You’re ready to strike out on your own, but how will you best position your new self – sole trader or limited corporation? The choice you make will of course affect your tax status and other financial concerns, but you also need to consider your marketing and how you envision the future of your endeavor. Here are some considerations when looking for the “just right” framework.
All About Those Basics
Almost any independent setup will have a few universal needs: a reliable laptop, wifi, the software you’ll need, and good – even if basic – bookkeeping practices. Leave no stone unturned when it comes to counting expenses; many things are allowed that you might not expect, such as research and development you’ve done before setting up the business.
Is your work going to be straightforward? You want to be a writer and intend to market yourself as such to technology companies. Or is your path more curved? You’ve realised that you can make money on both your homemade beer and upcycled wooden lamps.
In the first instance, you could certainly choose the freelance path of sole trader. Your expenses will likely be minimal or at least uncomplicated, and you need only register with the HMRC for self-assessment. When filing time comes, the HMRC will calculate your tax for you. You also have more leeway in your accounting in this structure: your income can be reflected as personal. You actually can employ people as a sole trader, but you cannot operate under a separate business name.

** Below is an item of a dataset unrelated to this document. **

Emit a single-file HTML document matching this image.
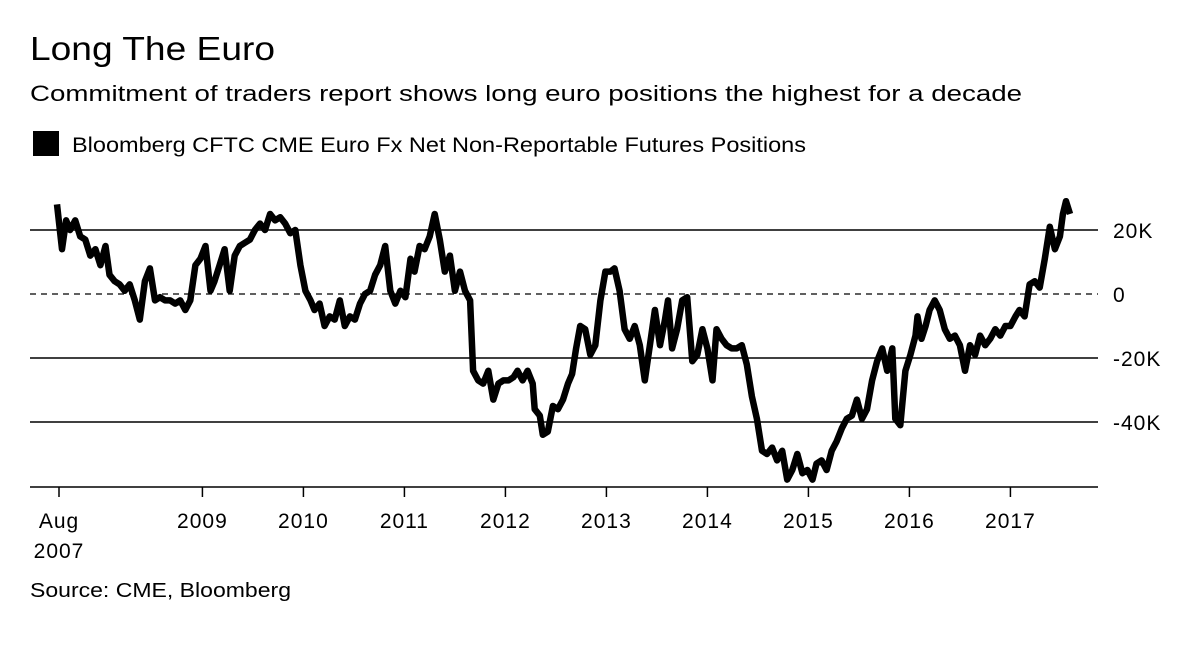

When you begin using a limited corporation designation, you become responsible for new accounting procedures and for paying new taxes. Some aspects sound complicated, but they aren’t really: You need a director, which can be you; and you need at least one shareholder, which can also be you. As a limited corporation, you can choose a name for your business. SME accounting specialists caution that, with this status, you can end up paying more tax, so you need to weigh what your liability could be against your potential income.
Another consideration is that many businesses will contract only with limited corporations. Survey friends and former colleagues (or current ones, if it doesn’t jeopardise you) about whether their companies have requirements regarding contractor status.
For your initial research, the HMRC’s website provides clear information on the different designations and can even provide you with advice on setting up.
Nothing is set in stone, so you could change your status at any time, but which you choose could have bearing on, and should be influenced by, how you intend to build your brand.
Now it’s time to get out your crystal ball and see if you can get a glimpse of you in three years’ time. Are you writing away in your home office with the occasional foray to a city centre café for a steady stream of interesting clients? Maybe you find yourself unable to meet orders on those cool lamps and need to bring in some help.
Do some exercises, even if they’re just on notebook paper, of creating materials and a website that markets you. Try on different personalities and voices. Maybe your product or service would benefit from having a name other than your own, or you want the work to be associated with you personally. Get outside opinions on how your pitch comes over.
How would choosing limited corporation or sole trader affect your graphic design scheme or website? Consider the potential “hidden” costs of a change in your status: a redesign, rebranding, reordering of finances.
When setting up, it’s worth a bit of your energy to look at every angle, using both numbers and your imagination to lay the stones for your path.